Alexandra Shulman, jornalista e ex-editora da Vogue britânica, é a mais nova colunista do Business Of Fashion. Em seu texto de estreia, ela endossou o coro dos questionamentos que andam rondando o mundo da moda (especialmente, pelos, digamos, mais realistas): por que a elite da indústria fashionista é TÃO dedicada à uma aparência uniformizada e impecável?
Para quem nunca ouviu falar de Alexandra, ela foi a responsável por liderar a publicação por 20 anos – sua saída deu-se em junho passado. Foi a pessoa que sustentou o cargo por mais tempo durante toda a história da revista – vai ver ela se inspirou no reinado de Elizabeth II, dona do trono real desde 1953.
Brincadeiras à parte, em todos esses anos de carreira, Shulman trouxe propostas e olhares diferentes à Vogue.
Em fevereiro de 2013, ao lado de personalidades como Adele, J.K. Rowling e Stella McCartney, a britânica recebeu o título de uma das 100 mulheres mais poderosas do Reino Unido – a lista foi definida pelo Woman’s Hour, programa veiculado na rádio BBC.
O mais interessante é que, na descrição do perfil da ex-editora, embora, na época, à frente de uma das maiores revistas do mundo, ela é definida como alguém “empenhada em não promover dietas, cirurgias plásticas ou escrever prescritivamente imagens corporais específicas”.
E essa, provavelmente, é a característica de Alexandra que une seus lados profissional e pessoal. Tanto é que, na coluna de estreia, o tema da narrativa foi essencialmente a questão das aparências.
Tudo começou quando, ao acordar em uma manhã ensolarada na Grécia e vestir seu biquíni para aproveitar as águas estonteantes da região a bordo de um barco, ela resolveu tirar uma foto em frente ao espelho.
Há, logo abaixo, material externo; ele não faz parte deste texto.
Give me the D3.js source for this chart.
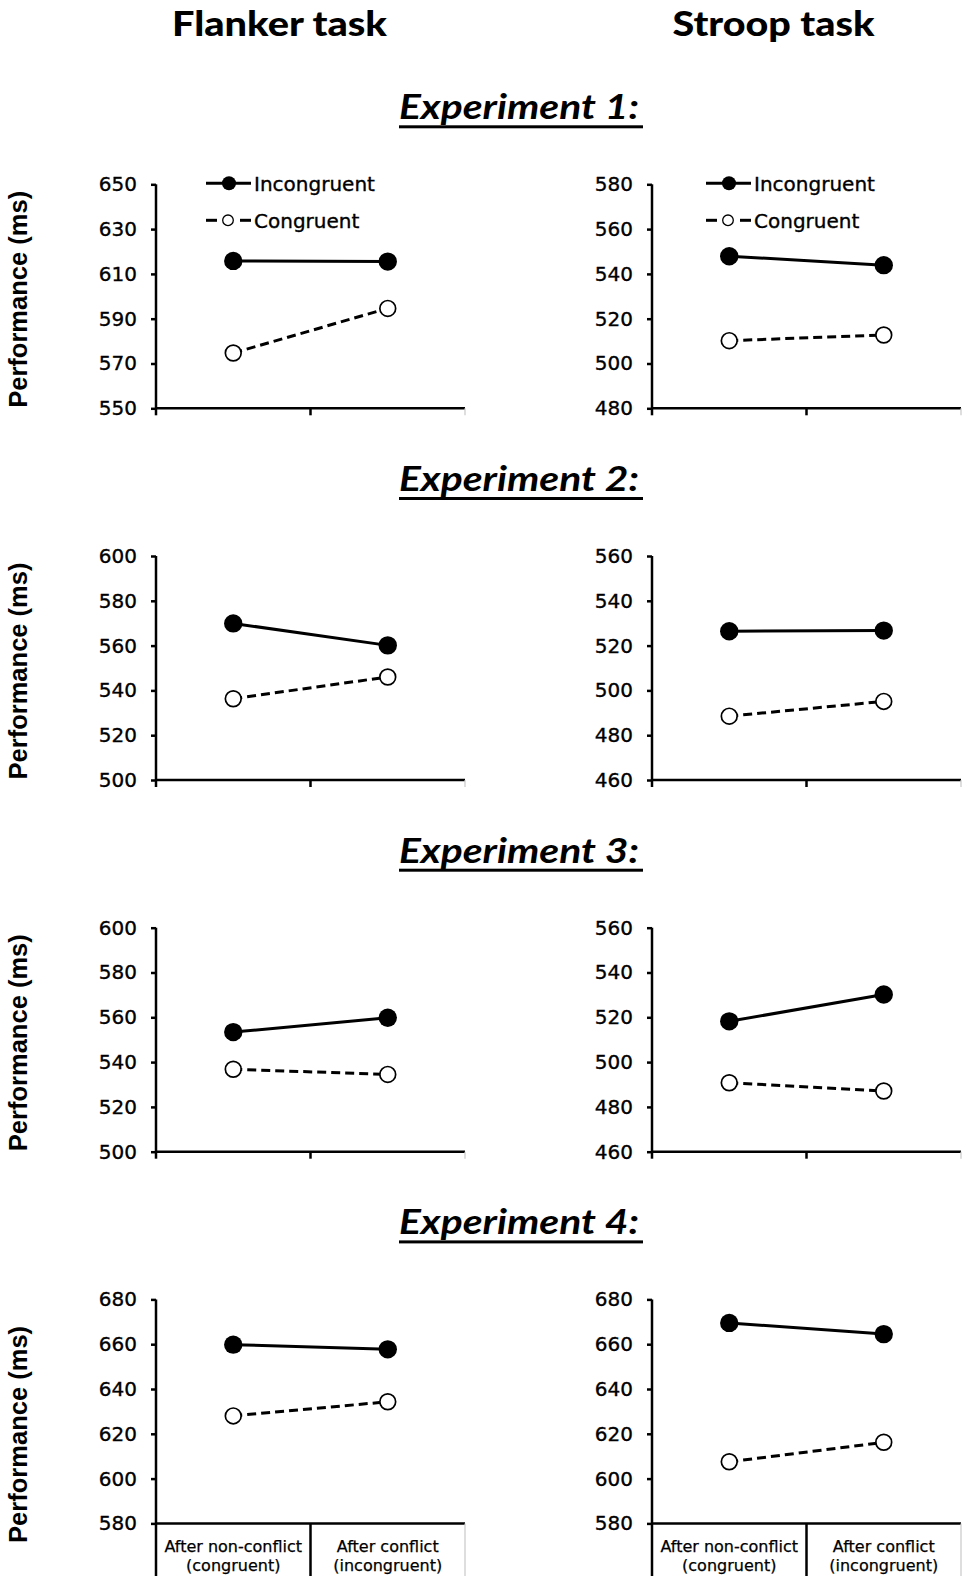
<!DOCTYPE html>
<html>
<head>
<meta charset="utf-8">
<script src="https://cdn.jsdelivr.net/npm/d3@7"></script>
<style>body{margin:0;background:#fff}</style>
</head>
<body>
<svg id="c" width="970" height="1588"></svg>
<script>
// ---------- data ----------
const tasks = ["Flanker task", "Stroop task"];
const experiments = ["Experiment 1:", "Experiment 2:", "Experiment 3:", "Experiment 4:"];
const seriesNames = ["Incongruent", "Congruent"];
const conditionNames = ["After non-conflict (congruent)", "After conflict (incongruent)"];
const conditionLines = [["After non-conflict", "(congruent)"], ["After conflict", "(incongruent)"]];
const yAxisTitle = "Performance  (ms)";

const flankerDomains = [[550, 650], [500, 600], [500, 600], [580, 680]];
const stroopDomains  = [[480, 580], [460, 560], [460, 560], [580, 680]];
const flankerTicks = [
  [550, 570, 590, 610, 630, 650],
  [500, 520, 540, 560, 580, 600],
  [500, 520, 540, 560, 580, 600],
  [580, 600, 620, 640, 660, 680]
];
const stroopTicks = [
  [480, 500, 520, 540, 560, 580],
  [460, 480, 500, 520, 540, 560],
  [460, 480, 500, 520, 540, 560],
  [580, 600, 620, 640, 660, 680]
];
const flankerIncongruent = [[615.8, 615.5], [569.9, 560.1], [553.4, 559.8], [659.8, 657.7]];
const flankerCongruent   = [[574.7, 594.6], [536.3, 546.0], [536.8, 534.5], [628.0, 634.3]];
const stroopIncongruent  = [[547.9, 543.9], [526.4, 526.7], [518.2, 530.2], [669.5, 664.5]];
const stroopCongruent    = [[510.2, 512.7], [488.5, 495.1], [490.8, 487.1], [607.5, 616.2]];

// ---------- layout ----------
const W = 970, H = 1588;
const rowTop0 = 184.3, rowStep = 371.7, plotH = 224;
const bottomLineEnd = 1576;
const cols = [
  {x0: 156, x1: 465, dom: flankerDomains, ticks: flankerTicks, inc: flankerIncongruent, con: flankerCongruent, legendX: 206, titleX: 279.5, titleLen: 215},
  {x0: 652, x1: 961, dom: stroopDomains, ticks: stroopTicks, inc: stroopIncongruent, con: stroopCongruent, legendX: 706, titleX: 773.5, titleLen: 202}
];
const tickFont = "'DejaVu Sans', sans-serif";
const titleFont = "Lato, 'Open Sans', sans-serif";

const svg = d3.select("#c");
svg.append("rect").attr("width", W).attr("height", H).attr("fill", "#fff");

// column titles
cols.forEach((c, ci) => {
  svg.append("text")
    .attr("x", c.titleX).attr("y", 36)
    .attr("text-anchor", "middle")
    .attr("font-family", titleFont).attr("font-weight", 900)
    .attr("font-size", 35)
    .attr("textLength", c.titleLen).attr("lengthAdjust", "spacingAndGlyphs")
    .text(tasks[ci]);
});

experiments.forEach((e, r) => {
  const top = rowTop0 + r * rowStep;
  const base = top - 65;
  svg.append("text")
    .attr("x", 519).attr("y", base)
    .attr("text-anchor", "middle")
    .attr("font-family", titleFont).attr("font-weight", 700).attr("font-style", "italic")
    .attr("font-size", 34)
    .attr("textLength", 240).attr("lengthAdjust", "spacingAndGlyphs")
    .text(e);
  svg.append("rect").attr("x", 399).attr("y", base + 6).attr("width", 244).attr("height", 3).attr("fill", "#000");

  cols.forEach((c, ci) => {
    const bottom = top + plotH;
    const y = d3.scaleLinear().domain(c.dom[r]).range([bottom, top]);
    const x = d3.scaleBand().domain(conditionNames).range([c.x0, c.x1]);
    const g = svg.append("g");

    // y axis
    const yg = g.append("g").attr("transform", `translate(${c.x0},0)`)
      .call(d3.axisLeft(y).tickValues(c.ticks[r]).tickSize(5).tickSizeOuter(0).tickPadding(14));
    yg.select(".domain").remove();
    yg.selectAll(".tick line").attr("stroke", "#000").attr("stroke-width", 2.5);
    yg.selectAll(".tick text").attr("font-family", tickFont).attr("font-size", 20)
      .attr("fill", "#000").attr("stroke", "#000").attr("stroke-width", 0.35);

    const last = r === experiments.length - 1;
    const tickEnd = last ? bottomLineEnd : bottom + 7;

    g.append("line").attr("x1", c.x0).attr("x2", c.x0).attr("y1", top).attr("y2", tickEnd)
      .attr("stroke", "#000").attr("stroke-width", 2.5);
    g.append("line").attr("x1", c.x0).attr("x2", c.x1).attr("y1", bottom).attr("y2", bottom)
      .attr("stroke", "#000").attr("stroke-width", 2.5);

    const bounds = conditionNames.map(d => x(d) + x.bandwidth());
    bounds.forEach((bx, bi) => {
      const isEnd = bi === bounds.length - 1;
      g.append("line").attr("x1", bx).attr("x2", bx).attr("y1", bottom).attr("y2", tickEnd)
        .attr("stroke", isEnd ? "#c8c8c8" : "#000").attr("stroke-width", isEnd ? 1.2 : 2.5);
    });

    if (last) {
      conditionNames.forEach((cn, k) => {
        const t = g.append("text")
          .attr("x", x(cn) + x.bandwidth() / 2).attr("y", bottom + 28.5)
          .attr("text-anchor", "middle")
          .attr("font-family", tickFont).attr("font-size", 16).attr("fill", "#000")
          .attr("stroke", "#000").attr("stroke-width", 0.25);
        conditionLines[k].forEach((ln, li) => {
          t.append("tspan").attr("x", x(cn) + x.bandwidth() / 2).attr("dy", li === 0 ? 0 : 19).text(ln);
        });
      });
    }

    // lines
    const cx = i => x(conditionNames[i]) + x.bandwidth() / 2;
    const line = d3.line().x((d, i) => cx(i)).y(d => y(d));
    g.append("path").datum(c.con[r]).attr("d", line)
      .attr("fill", "none").attr("stroke", "#000").attr("stroke-width", 3).attr("stroke-dasharray", "9,5");
    g.append("path").datum(c.inc[r]).attr("d", line)
      .attr("fill", "none").attr("stroke", "#000").attr("stroke-width", 3);
    g.selectAll(".inc").data(c.inc[r]).enter().append("circle")
      .attr("cx", (d, i) => cx(i)).attr("cy", d => y(d)).attr("r", 9.2).attr("fill", "#000");
    g.selectAll(".con").data(c.con[r]).enter().append("circle")
      .attr("cx", (d, i) => cx(i)).attr("cy", d => y(d)).attr("r", 7.9)
      .attr("fill", "#fff").attr("stroke", "#000").attr("stroke-width", 1.7);

    // y axis title (left column only)
    if (ci === 0) {
      const cy = (top + bottom) / 2 + (last ? 23 : 3);
      svg.append("text")
        .attr("transform", `translate(27,${cy}) rotate(-90)`)
        .attr("text-anchor", "middle")
        .attr("font-family", "'Liberation Sans', Arial, sans-serif").attr("font-weight", 700)
        .attr("font-size", 25)
        .attr("textLength", 217).attr("lengthAdjust", "spacingAndGlyphs")
        .text(yAxisTitle);
    }

    // legend (first row)
    if (r === 0) {
      const lx = c.legendX;
      const ly1 = top - 1, ly2 = top + 36;
      g.append("line").attr("x1", lx).attr("x2", lx + 45).attr("y1", ly1).attr("y2", ly1)
        .attr("stroke", "#000").attr("stroke-width", 3);
      g.append("circle").attr("cx", lx + 23).attr("cy", ly1).attr("r", 7).attr("fill", "#000");
      g.append("text").attr("x", lx + 48).attr("y", ly1).attr("dy", "0.36em")
        .attr("font-family", tickFont).attr("font-size", 20)
        .attr("stroke", "#000").attr("stroke-width", 0.35).text(seriesNames[0]);

      [[lx, lx + 11], [lx + 34, lx + 45]].forEach(s => {
        g.append("line").attr("x1", s[0]).attr("x2", s[1]).attr("y1", ly2).attr("y2", ly2)
          .attr("stroke", "#000").attr("stroke-width", 3);
      });
      g.append("circle").attr("cx", lx + 22).attr("cy", ly2).attr("r", 5.3)
        .attr("fill", "#fff").attr("stroke", "#000").attr("stroke-width", 1.3);
      g.append("text").attr("x", lx + 48).attr("y", ly2).attr("dy", "0.36em")
        .attr("font-family", tickFont).attr("font-size", 20)
        .attr("stroke", "#000").attr("stroke-width", 0.35).text(seriesNames[1]);
    }
  });
});
</script>
</body>
</html>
Sem pretensão alguma de ganhar holofotes e estrelas manchetes, o intuito ao compartilhar o clique era, segundo ela, registrar o clima tipicamente grego do cômodo: as paredes desbotadas, o tom de azul, o mobiliário rústico. Só isso.
Alguém com trajes de banho, cabelos presos e rosto nu (sem quilos de maquiagem) não deveria ser pauta para a imprensa. Mas Alexandra foi, sabe-se lá o porquê.
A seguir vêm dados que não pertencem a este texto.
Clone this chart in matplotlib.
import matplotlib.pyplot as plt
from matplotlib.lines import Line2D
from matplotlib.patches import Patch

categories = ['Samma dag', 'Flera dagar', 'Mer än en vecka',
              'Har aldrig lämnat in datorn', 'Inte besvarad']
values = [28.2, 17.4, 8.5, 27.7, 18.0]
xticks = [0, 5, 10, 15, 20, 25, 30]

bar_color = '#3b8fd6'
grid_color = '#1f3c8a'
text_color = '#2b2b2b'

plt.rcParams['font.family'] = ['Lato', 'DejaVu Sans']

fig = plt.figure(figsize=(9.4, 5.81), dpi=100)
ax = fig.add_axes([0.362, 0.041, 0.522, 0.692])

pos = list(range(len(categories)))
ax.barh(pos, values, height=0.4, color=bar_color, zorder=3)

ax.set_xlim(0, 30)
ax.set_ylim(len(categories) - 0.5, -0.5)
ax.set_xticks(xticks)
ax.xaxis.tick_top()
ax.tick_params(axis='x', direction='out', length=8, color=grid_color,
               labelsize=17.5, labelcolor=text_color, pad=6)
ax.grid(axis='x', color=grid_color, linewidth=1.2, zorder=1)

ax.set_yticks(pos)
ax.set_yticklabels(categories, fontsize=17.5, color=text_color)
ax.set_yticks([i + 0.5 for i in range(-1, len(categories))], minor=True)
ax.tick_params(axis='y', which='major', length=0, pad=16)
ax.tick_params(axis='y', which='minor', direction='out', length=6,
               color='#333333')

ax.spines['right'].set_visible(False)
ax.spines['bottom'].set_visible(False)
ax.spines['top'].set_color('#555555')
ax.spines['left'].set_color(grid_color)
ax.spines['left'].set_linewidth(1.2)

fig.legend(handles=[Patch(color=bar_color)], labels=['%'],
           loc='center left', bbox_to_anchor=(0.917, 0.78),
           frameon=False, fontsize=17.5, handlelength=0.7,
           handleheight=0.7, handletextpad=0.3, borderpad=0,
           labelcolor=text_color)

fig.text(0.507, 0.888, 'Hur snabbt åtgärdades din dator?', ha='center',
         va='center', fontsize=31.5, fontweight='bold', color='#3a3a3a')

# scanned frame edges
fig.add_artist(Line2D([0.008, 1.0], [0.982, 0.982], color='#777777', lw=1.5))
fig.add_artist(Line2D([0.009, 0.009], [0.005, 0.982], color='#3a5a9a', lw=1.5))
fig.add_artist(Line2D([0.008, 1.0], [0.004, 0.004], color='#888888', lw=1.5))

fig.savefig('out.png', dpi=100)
Quer dizer, sabemos o motivo. Como a ex-toda-poderosa-chefona da Vogue se dava o direito de estar na Grécia, o novo destino hype, sem o trabalho de uma produção digna de #ootd (outfit of the day)?
Onde estavam as grifes, a bata rendada, a rasteira bordada, as joias deslumbrantes, o cabelo em ondas ‘podrinhas’ e o trio blush+iluminador+gloss nude que garantiriam a ela uma pele naturalmente bronzeada?
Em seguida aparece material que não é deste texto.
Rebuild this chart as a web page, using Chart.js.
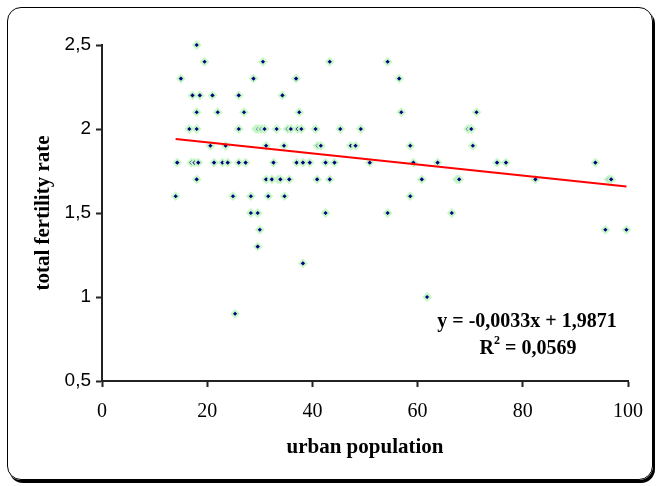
<!DOCTYPE html>
<html>
<head>
<meta charset="utf-8">
<script src="https://cdn.jsdelivr.net/npm/chart.js@4"></script>
<style>
  html, body { margin: 0; padding: 0; background: #fff; }
  #wrap { position: relative; width: 657px; height: 486px; }
  #frame {
    position: absolute; left: 7px; top: 7px; width: 644px; height: 471px;
    border: 1.5px solid #000; border-radius: 14px;
    box-shadow: 2px 3px 0 #000;
  }
  canvas { position: absolute; left: 0; top: 0; }
</style>
</head>
<body>
<div id="wrap">
  <div id="frame"></div>
  <canvas id="chart-scatter" width="657" height="486"></canvas>
</div>
<script>
// urban population (%) and total fertility rate, one entry per country
const urbanPopulation = [
  18.0,
  19.5, 30.6, 43.3, 54.3,
  15.0, 28.8, 36.9, 56.5,
  17.2, 18.6, 21.0, 26.0, 34.3,
  18.0, 22.0, 27.0, 37.5, 56.9, 71.2,
  16.6, 18.0, 26.0, 29.3, 29.7, 30.3, 30.9, 33.2, 35.3, 35.9, 37.2, 37.9, 40.6, 45.3, 49.2, 69.6, 70.2,
  20.6, 23.5, 31.2, 34.6, 41.0, 41.6, 47.3, 48.2, 58.6, 70.5,
  14.3, 17.0, 17.6, 18.3, 21.3, 22.9, 23.9, 26.0, 27.3, 32.6, 37.0, 38.2, 39.5, 42.5, 44.2, 50.9, 59.2, 63.8, 75.1, 76.8, 93.8,
  18.0, 31.2, 32.3, 33.5, 33.9, 35.6, 40.9, 43.3, 60.8, 67.5, 67.9, 82.4, 96.3, 96.8,
  14.0, 24.9, 28.3, 31.6, 34.7, 58.6,
  28.3, 29.6, 42.5, 54.3, 66.5,
  30.0, 95.7, 99.7,
  29.6,
  38.2,
  61.8,
  25.3,
];
const fertilityRate = [
  2.5,
  2.4, 2.4, 2.4, 2.4,
  2.3, 2.3, 2.3, 2.3,
  2.2, 2.2, 2.2, 2.2, 2.2,
  2.1, 2.1, 2.1, 2.1, 2.1, 2.1,
  2.0, 2.0, 2.0, 2.0, 2.0, 2.0, 2.0, 2.0, 2.0, 2.0, 2.0, 2.0, 2.0, 2.0, 2.0, 2.0, 2.0,
  1.9, 1.9, 1.9, 1.9, 1.9, 1.9, 1.9, 1.9, 1.9, 1.9,
  1.8, 1.8, 1.8, 1.8, 1.8, 1.8, 1.8, 1.8, 1.8, 1.8, 1.8, 1.8, 1.8, 1.8, 1.8, 1.8, 1.8, 1.8, 1.8, 1.8, 1.8,
  1.7, 1.7, 1.7, 1.7, 1.7, 1.7, 1.7, 1.7, 1.7, 1.7, 1.7, 1.7, 1.7, 1.7,
  1.6, 1.6, 1.6, 1.6, 1.6, 1.6,
  1.5, 1.5, 1.5, 1.5, 1.5,
  1.4, 1.4, 1.4,
  1.3,
  1.2,
  1.0,
  0.9,
];

// linear trendline end points as drawn
const trendX = [14.0, 99.7];
const trendY = [1.941, 1.658];

const equationLines = ["y = -0,0033x + 1,9871", "R", " = 0,0569"];

const xTicks = [0, 20, 40, 60, 80, 100];
const yTicks = [0.5, 1, 1.5, 2, 2.5];

const COLORS = {
  marker: "#000080",
  halo: "#c6f7c6",
  trend: "#ff0000",
  axis: "#222222",
  text: "#000000",
};

const SERIF = "'Liberation Serif', 'Times New Roman', serif";
const SANS = "'Liberation Sans', Arial, sans-serif";

const equationPlugin = {
  id: "equation",
  afterDraw(chart) {
    const ctx = chart.ctx;
    const big = "bold 20px " + SERIF;
    const small = "bold 12px " + SERIF;
    ctx.save();
    ctx.fillStyle = COLORS.text;
    ctx.textBaseline = "middle";
    ctx.font = big;
    ctx.textAlign = "center";
    ctx.fillText(equationLines[0], 527, 322);
    // R² line
    const w1 = ctx.measureText(equationLines[1]).width;
    ctx.font = small;
    const w2 = ctx.measureText("2").width;
    ctx.font = big;
    const w3 = ctx.measureText(equationLines[2]).width;
    const x = 528 - (w1 + w2 + w3) / 2;
    ctx.textAlign = "left";
    ctx.fillText(equationLines[1], x, 349);
    ctx.font = small;
    ctx.fillText("2", x + w1, 341);
    ctx.font = big;
    ctx.fillText(equationLines[2], x + w1 + w2, 349);
    ctx.restore();
  },
};

function initChart() {
  const points = urbanPopulation.map((x, i) => ({ x: x, y: fertilityRate[i] }));
  const trend = trendX.map((x, i) => ({ x: x, y: trendY[i] }));

  new Chart(document.getElementById("chart-scatter"), {
    type: "scatter",
    data: {
      datasets: [
        {
          label: "trend",
          type: "line",
          data: trend,
          borderColor: COLORS.trend,
          borderWidth: 2,
          pointRadius: 0,
          fill: false,
          order: 0,
        },
        {
          label: "countries",
          data: points,
          pointStyle: "rectRot",
          pointRadius: 3.5,
          backgroundColor: COLORS.marker,
          borderColor: COLORS.halo,
          borderWidth: 2,
          clip: false,
          order: 1,
        },
      ],
    },
    options: {
      responsive: false,
      animation: false,
      events: [],
      layout: { padding: { left: 0, top: 45, right: 29, bottom: 0 } },
      plugins: { legend: { display: false }, tooltip: { enabled: false } },
      scales: {
        x: {
          type: "linear",
          min: 0,
          max: 100,
          afterBuildTicks(scale) {
            scale.ticks = xTicks.map((v) => ({ value: v }));
          },
          afterFit(scale) {
            scale.height = 105;
          },
          border: { color: COLORS.axis, width: 2 },
          grid: { drawOnChartArea: false, tickLength: 6, color: COLORS.axis, tickWidth: 2 },
          ticks: {
            color: COLORS.text,
            padding: 13,
            maxRotation: 0,
            font: { family: SERIF, size: 20 },
          },
          title: {
            display: true,
            text: "urban population",
            color: COLORS.text,
            font: { family: SERIF, size: 21, weight: "bold" },
            padding: { top: 0, bottom: 26 },
          },
        },
        y: {
          type: "linear",
          min: 0.5,
          max: 2.5,
          afterBuildTicks(scale) {
            scale.ticks = yTicks.map((v) => ({ value: v }));
          },
          afterFit(scale) {
            scale.width = 102;
          },
          border: { color: COLORS.axis, width: 2 },
          grid: { drawOnChartArea: false, tickLength: 6, color: COLORS.axis, tickWidth: 2 },
          ticks: {
            color: COLORS.text,
            padding: 5,
            font: { family: SANS, size: 19 },
            callback: (v) => String(v).replace(".", ","),
          },
          title: {
            display: true,
            text: "total fertility rate",
            color: COLORS.text,
            font: { family: SERIF, size: 21, weight: "bold" },
            padding: { top: 31, bottom: 0 },
          },
        },
      },
    },
    plugins: [equationPlugin],
  });
}

document.addEventListener("DOMContentLoaded", initChart);
</script>
</body>
</html>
Shulman conta que todas as revistas e jornais definiram sua foto como um registro heróico e valente de si própria.
Obviamente, os debates públicos renderam comentários negativos. Alguns tão absurdos chegaram a sugerir que ela estava “pagando o pato” por ter imposto imagens irreais de mulheres ao redor do mundo enquanto trabalhava na Vogue.
Assustada com as proporções que uma foto tomou, mesmo sendo parte importante da imprensa mundial há 40 anos e entendendo como ninguém as entrelinhas de manchetes do tal universo da moda, a britânica aproveitou o espaço no BOF para refletir sobre o assunto:
“Para aqueles que trabalham com moda, essa dedicação ao uniforme impecável é uma contradição interessante. De um lado, permite que a pessoa em questão se distancie das tendências. Em contrapartida, a sua própria determinação excessiva em permanecer fiel ao seu uniforme pessoal e particular demonstra uma maneira diferente de chamar atenção: um tipo de exibicionismo inverso que diz que ‘eu não me visto do mesmo modo que todo mundo se veste, porque eu quem criei isso [a tendência]”.
O desabafo da jornalista é também um balde de água fria: por mais que as ‘camadas mais populares’ (nós, meros mortais, rs) esteja lutando por uma moda mais inclusiva, empática e amigável, a elite continua condenando quem se desvia do caminho imposto por ela.